The study’s author, PhD candidate, Jed Brubaker, is looking at how we handle death in social media networks, essentially an environment that allows us to live on forever.
The question is of more than just academic value. Without the login and password to a dead person’s account on a social network, their profile remains visible. The presence of the deceased in a social network, through their profiles, is a highly emotive issue for their friends and families who continue to be active online and who may still see their profiles.
There are several ways to handle this, and each has significant consequences for our advanced, digital culture.
Activating the Grieving Process
People die all the time, of course. But somehow a dead person’s profile on Facebook appears to be a far more personal reminder of who they were than any traditional memory.
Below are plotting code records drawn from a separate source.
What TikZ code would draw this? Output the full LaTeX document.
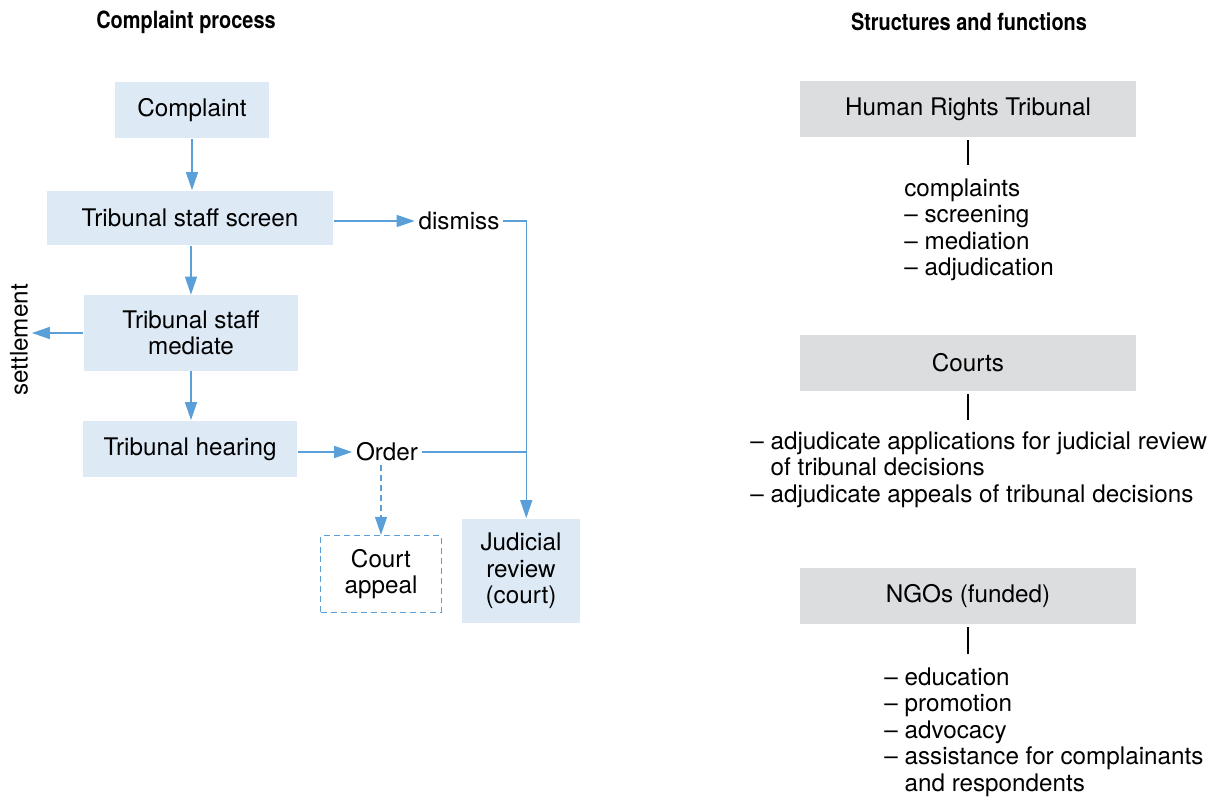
\documentclass[tikz,border=0pt]{standalone}
\usepackage{fontspec}
\setmainfont{TeX Gyre Heros}
\newfontfamily\ttlfont{TeX Gyre Heros}[FakeStretch=0.84]
\usetikzlibrary{arrows.meta}
\definecolor{boxblue}{HTML}{DDEAF6}
\definecolor{lineblue}{HTML}{5A9FD8}
\definecolor{boxgrey}{HTML}{DCDDDF}
\tikzset{
  flow/.style={fill=boxblue, inner sep=0pt, align=center},
  struct/.style={fill=boxgrey, inner sep=0pt, minimum width=6.74cm, minimum height=1.13cm},
  word/.style={inner sep=2pt},
  flowline/.style={draw=lineblue, line width=0.75pt},
  flowarrow/.style={flowline, -{Triangle[length=0.36cm, width=0.24cm]}},
  stem/.style={draw=black, line width=0.6pt},
  lst/.style={align=left, inner sep=0pt, anchor=north west},
  ttl/.style={font=\fontsize{13.5}{15.2}\selectfont\ttlfont\bfseries}
}
\begin{document}
\begin{tikzpicture}[x=0.02cm, y=-0.02cm, font=\fontsize{13.8}{15.1}\selectfont]
\useasboundingbox (0,0) rectangle (1214,797);
% titles
\node[ttl] (ttlleft) at (186,22) {Complaint process};
\node[ttl] (ttlright) at (969,22) {Structures and functions};
% complaint process
\node[flow, minimum width=3.08cm, minimum height=1.14cm] (complaint) at (192,110) {Complaint};
\node[flow, minimum width=5.74cm, minimum height=1.1cm] (screen) at (190,218) {Tribunal staff screen};
\node[flow, minimum width=4.3cm, minimum height=1.52cm] (mediate) at (191,333) {Tribunal staff\\mediate};
\node[flow, minimum width=4.3cm, minimum height=1.14cm] (hearing) at (190,449) {Tribunal hearing};
\node[word] (dismiss) at (459,221) {dismiss};
\node[word] (order) at (387,452) {Order};
\node[word, rotate=90] (settle) at (19,340) {settlement};
\node[flow, fill=none, draw=lineblue, dash pattern=on 0.12cm off 0.08cm, line width=0.75pt,
  minimum width=2.42cm, minimum height=1.54cm] (appeal) at (381,574) {Court\\appeal};
\node[flow, minimum width=2.38cm, minimum height=2.1cm] (judicial) at (521,571) {Judicial\\review\\(court)};
\coordinate (jn) at ([xshift=3pt]judicial.north |- order.east);
\draw[flowarrow] (complaint.south) -- (complaint.south |- screen.north);
\draw[flowarrow] (screen.south -| mediate.north) -- (mediate.north);
\draw[flowarrow] (mediate.south) -- (mediate.south |- hearing.north);
\draw[flowarrow] (mediate.west) -- (settle.south |- mediate.west);
\draw[flowarrow] (screen.east |- dismiss.west) -- (dismiss.west);
\draw[flowarrow] (hearing.east |- order.west) -- (order.west);
\draw[flowarrow] (dismiss.east) -| ([xshift=3pt]judicial.north);
\draw[flowline] (order.east) -- (jn);
\draw[flowarrow, dash pattern=on 0.12cm off 0.08cm] (order.south -| appeal.north) -- (appeal.north);
% structures and functions
\node[struct] (hrt) at (968,109) {Human Rights Tribunal};
\node[struct] (courts) at (968,363) {Courts};
\node[struct] (ngo) at (968,596) {NGOs (funded)};
\node[lst] (hrtlist) at (904,178) {complaints\\-- screening\\-- mediation\\-- adjudication};
\node[lst] (courtlist) at (750,431) {-- adjudicate applications for judicial review\\\phantom{-- }of tribunal decisions\\-- adjudicate appeals of tribunal decisions};
\node[lst] (ngolist) at (884,667) {-- education\\-- promotion\\-- advocacy\\-- assistance for complainants\\\phantom{-- }and respondents};
\draw[stem, shorten <=1.5pt] (hrt.south) -- (hrt.south |- 0,165);
\draw[stem, shorten <=1.5pt] (courts.south) -- (courts.south |- 0,420);
\draw[stem, shorten <=1.5pt] (ngo.south) -- (ngo.south |- 0,654);
\end{tikzpicture}
\end{document}
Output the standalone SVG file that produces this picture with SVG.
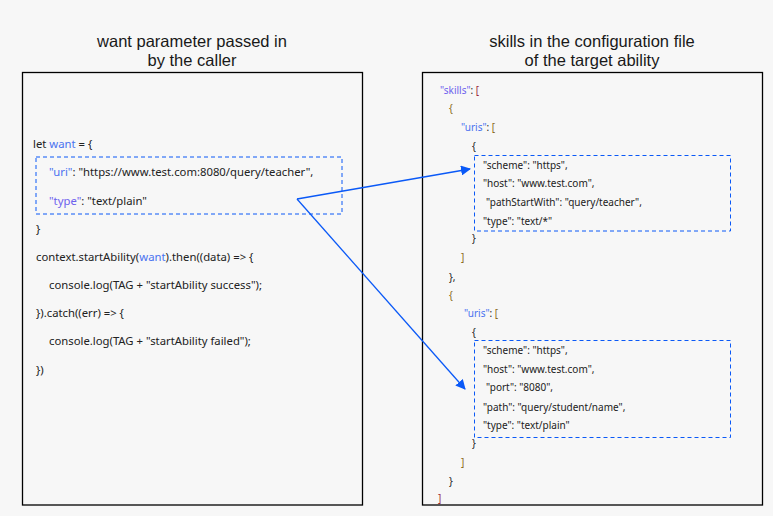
<svg xmlns="http://www.w3.org/2000/svg" width="773" height="516" viewBox="0 0 773 516">
<defs>
<style>
.title{font-family:"Liberation Sans",Arial,sans-serif;font-size:16.5px;fill:#191919;text-anchor:middle}
.code{font-family:"Noto Sans","Liberation Sans",sans-serif;font-size:11.3px;fill:#222}
.cfg{font-family:"Noto Sans","Liberation Sans",sans-serif;font-size:10px;fill:#222}
.box{fill:none;stroke:#000;stroke-width:1.3}
.dash{fill:none;stroke:#0a59f7;stroke-width:1;stroke-dasharray:4 3}
.key{fill:#4a72f0}
.key2{fill:#6e62ee}
.br1{fill:#9c2a3c}
.br2{fill:#8a6a22}
.conn{stroke:#0a59f7;stroke-width:1.3;fill:none}
</style>
<marker id="ah" viewBox="0 0 10 10" refX="9" refY="5" markerWidth="10" markerHeight="10" markerUnits="userSpaceOnUse" orient="auto">
<path d="M0,0 L10,5 L0,10 z" fill="#0a59f7"/>
</marker>
</defs>
<rect x="0" y="0" width="773" height="516" fill="#f7f7f7"/>

<g id="caller">
<text class="title" x="192" y="46.5">want parameter passed in</text>
<text class="title" x="192" y="66">by the caller</text>
<rect class="box" x="22.5" y="72.5" width="340" height="432.5"/>
<text class="code" x="33" y="148">let <tspan class="key">want</tspan> = {</text>
<rect class="dash" x="36" y="157" width="306" height="57"/>
<text class="code" x="49" y="176"><tspan class="key">"uri"</tspan>: "https://www.test.com:8080/query/teacher",</text>
<text class="code" x="49" y="205"><tspan class="key2">"type"</tspan>: "text/plain"</text>
<text class="code" x="36" y="233">}</text>
<text class="code" x="36" y="261">context.startAbility(<tspan class="key">want</tspan>).then((data) =&gt; {</text>
<text class="code" x="49" y="289">console.log(TAG + "startAbility success");</text>
<text class="code" x="36" y="317">}).catch((err) =&gt; {</text>
<text class="code" x="49" y="345">console.log(TAG + "startAbility failed");</text>
<text class="code" x="36" y="374">})</text>
</g>

<g id="target">
<text class="title" x="592" y="46.5">skills in the configuration file</text>
<text class="title" x="592" y="66">of the target ability</text>
<rect class="box" x="422.5" y="72.5" width="340" height="432.5"/>
<text class="cfg" x="440" y="94"><tspan class="key2">"skills"</tspan>: <tspan class="br1">[</tspan></text>
<text class="cfg" x="449" y="112"><tspan class="br2">{</tspan></text>
<text class="cfg" x="461" y="131"><tspan class="key">"uris"</tspan>: <tspan class="br2">[</tspan></text>
<text class="cfg" x="472" y="150">{</text>
<rect class="dash" x="474.5" y="155.5" width="256" height="75.5"/>
<text class="cfg" x="483" y="169">"scheme": "https",</text>
<text class="cfg" x="483" y="187">"host": "www.test.com",</text>
<text class="cfg" x="486" y="205.5">"pathStartWith": "query/teacher",</text>
<text class="cfg" x="483" y="224.5">"type": "text/*"</text>
<text class="cfg" x="472" y="242">}</text>
<text class="cfg" x="461" y="261"><tspan class="br2">]</tspan></text>
<text class="cfg" x="449" y="280.5">},</text>
<text class="cfg" x="449" y="299"><tspan class="br2">{</tspan></text>
<text class="cfg" x="464" y="317"><tspan class="key">"uris"</tspan>: <tspan class="br2">[</tspan></text>
<text class="cfg" x="472" y="335.5">{</text>
<rect class="dash" x="474.5" y="340.5" width="256" height="97"/>
<text class="cfg" x="483" y="354">"scheme": "https",</text>
<text class="cfg" x="483" y="373">"host": "www.test.com",</text>
<text class="cfg" x="486" y="391">"port": "8080",</text>
<text class="cfg" x="483" y="410.5">"path": "query/student/name",</text>
<text class="cfg" x="483" y="429">"type": "text/plain"</text>
<text class="cfg" x="472" y="446.5">}</text>
<text class="cfg" x="461" y="465.5"><tspan class="br2">]</tspan></text>
<text class="cfg" x="449" y="484.5">}</text>
<text class="cfg" x="438" y="502"><tspan class="br1">]</tspan></text>
</g>

<g id="connectors">
<path class="conn" d="M297,199 L470,169" marker-end="url(#ah)"/>
<path class="conn" d="M297,199 L465,389" marker-end="url(#ah)" stroke-width="1.1"/>
</g>
</svg>
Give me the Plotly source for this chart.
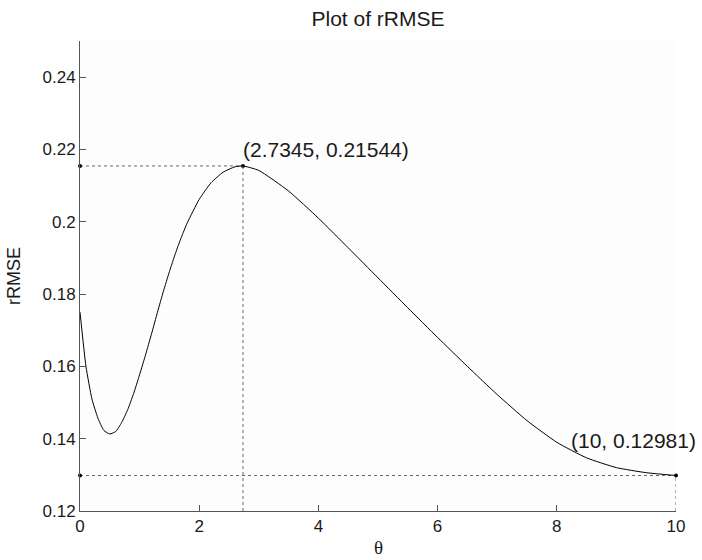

For a start, there is no apparent way to mark a profile as ‘Deceased’. Sometimes friends, or even new contacts, leave a message on that person’s wall just as when they were alive.
In many ways, the social network profile of a dead person is as active as when they were alive. Twitter, with its less personal feel, is the perfect example. Dead profiles there continue to be followed. A Twitter account can have significant activity as they receive 140-character messages from those they interacted with in the past.
Social networks with a more personal level of interaction, such as Facebook, are an entirely different matter.
Facebook’s programming is a connective one rather than a Twitter-like broadcast channel. People who visit a dead friend’s or relative’s profile are also broadcasting that profile to the Facebook feed, expanding its reach and inviting interactivity. Facebook is not insensitive to the need for privacy for the dead. It has a special form for accounts which belong to a deceased and another special form for accounts which relatives are okay with keeping up as a memorial but do not want to have their activity made public. Requesting for an account to be memorialized make it frozen in time. No one can log in or out. The only people who can leave messages of remembrance on the profile are friends and family of the deceased.
You may wonder here why would anyone want to let a deceased person’s social network account be kept online for eternity. The answer is complicated. We all grieve in different ways. A social network account captures many moments of a person’s life, along with interactions in a way which few other mediums can. Surviving friends find it difficult to unfriend someone they knew who has passed. They usually keep visiting the account on birthdays and anniversaries.
Visiting someone’s profile, re-reading their past posts and interactions makes it easier to pay respect to their memory. A recent study predicts that by the year 2015 there will be over 50 million dead people’s profiles on Facebook alone.
There is a strong possibility that wills in the future will have specific clauses asking for online profile data so that the person making the will can bequeath logins and passwords to social media accounts.
Once again, social media is exerting its influence to change how we interact not just with the living but also with the dead.